Saturday, August 17, 2013

MOVIE REVIEW -JOBS "A Visual Powerpoint"

Ashton Kutcher killed it in the biopic Jobs! He got the walk down. He got the talk down. He got the ticks and fidgets of a deeply wounded man down. But this movie is not worth the price of viewing. Ashton's parts should be taken and made into re-enactments for a documentary about the evolution of the Apple computer.

Steve Jobs was a lot of things to a lot of people. As a loyal Apple user I wanted to understand this enigma of a man. I wanted to spend 2 hours understanding his genius, contemplating his philosophy, comprehending his demons. Unfortunately, the screenwriter failed to bring me this side of the story. I can't even call it a story because there was none. Jobs suffers from a debilitating lack of character motivation. The writer never bothered to answer the question "Why?" in any of the scenes and scenarios of a recent history we're all expected to know. The movie presented itself like a glossy visual PowerPoint with bullet points as the dialogue.

Take the beginning. There are three of them. We fade from black to see Steve Jobs introducing the device that did in fact revolutionize society as we know it: the iPod. This fantastic scene never, ever, comes back into the 2 hour story. Then there's a scene with Steve bare-footing around Reed college where he's dropped out but still goes to philosophy and calligraphy class and gives freelove to random co-eds never hiding the fact that he has a girlfriend. If you know some of Jobs' story, you know that calligraphy inspired him in the digital world, but that point never comes up again in the 2 hour story. And finally, there's a third attempt at exposition where we meet Woz, Steve's right hand man. Woz helps Steve solve an engineering problem and the two decide to build a personal computer for the everyday man or woman. This is really where the story starts. But by then I was already wary.

The problem is, from there until 2 hours later, the movie becomes a documentary about the evolution of early Apple products. We see the Apple, the Apple II, the Lisa, the Macintosh. We hear a lot of technical jargon that went right over my head so I couldn't appreciate the complexity and beauty of what was doin' on the screen. I think the writer didn't consider that lay people outside of Cupertino, CA were coming to see this movie. There were too many facts and not close to enough emotion or connecting drama.
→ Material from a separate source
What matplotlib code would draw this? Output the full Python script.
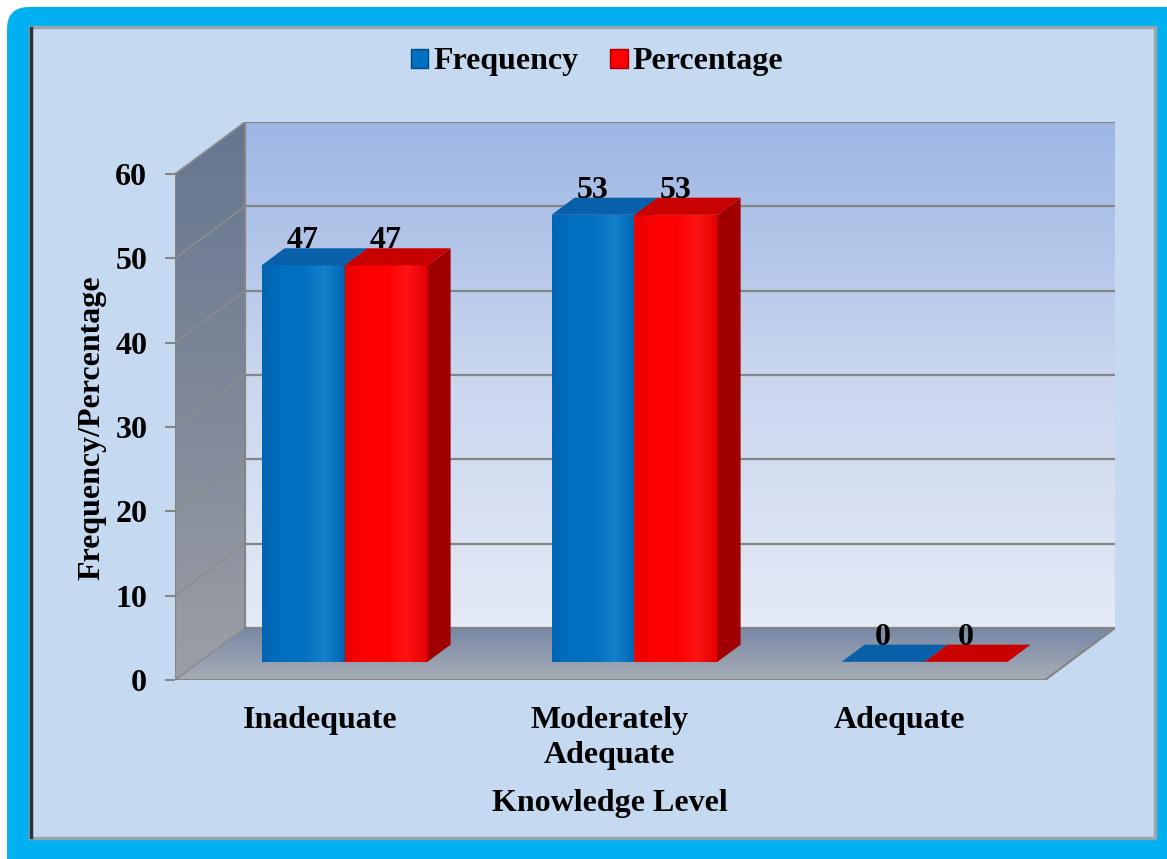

Steve Jobs and Steve Wozniak had a Kirk and Spock type of relationship where they fueled each other to explore brave, new worlds where no one even dared dream were possible. There are attempts -brittle attempts- at exploring this relationship. But it fell so short. Watching the scenes between Ashton Kutcher's Jobs and Josh Gad's Woz you feel them delivering a performance that makes you lean forward. There are these pregnant pauses, these deep, penetrating glances and glares, these witty battles of wits between the two actors. But they just weren't given the words to say.

The same can be said for every character that revolved around Jobs from the rest of the founders of Apple who were cheated of their company bonds after bleeding in the Jobs' family garage to Jobs' issues with his adoption and his own absentee parenting which they glanced over. All of the elements of a great story were there. But the writer never went there.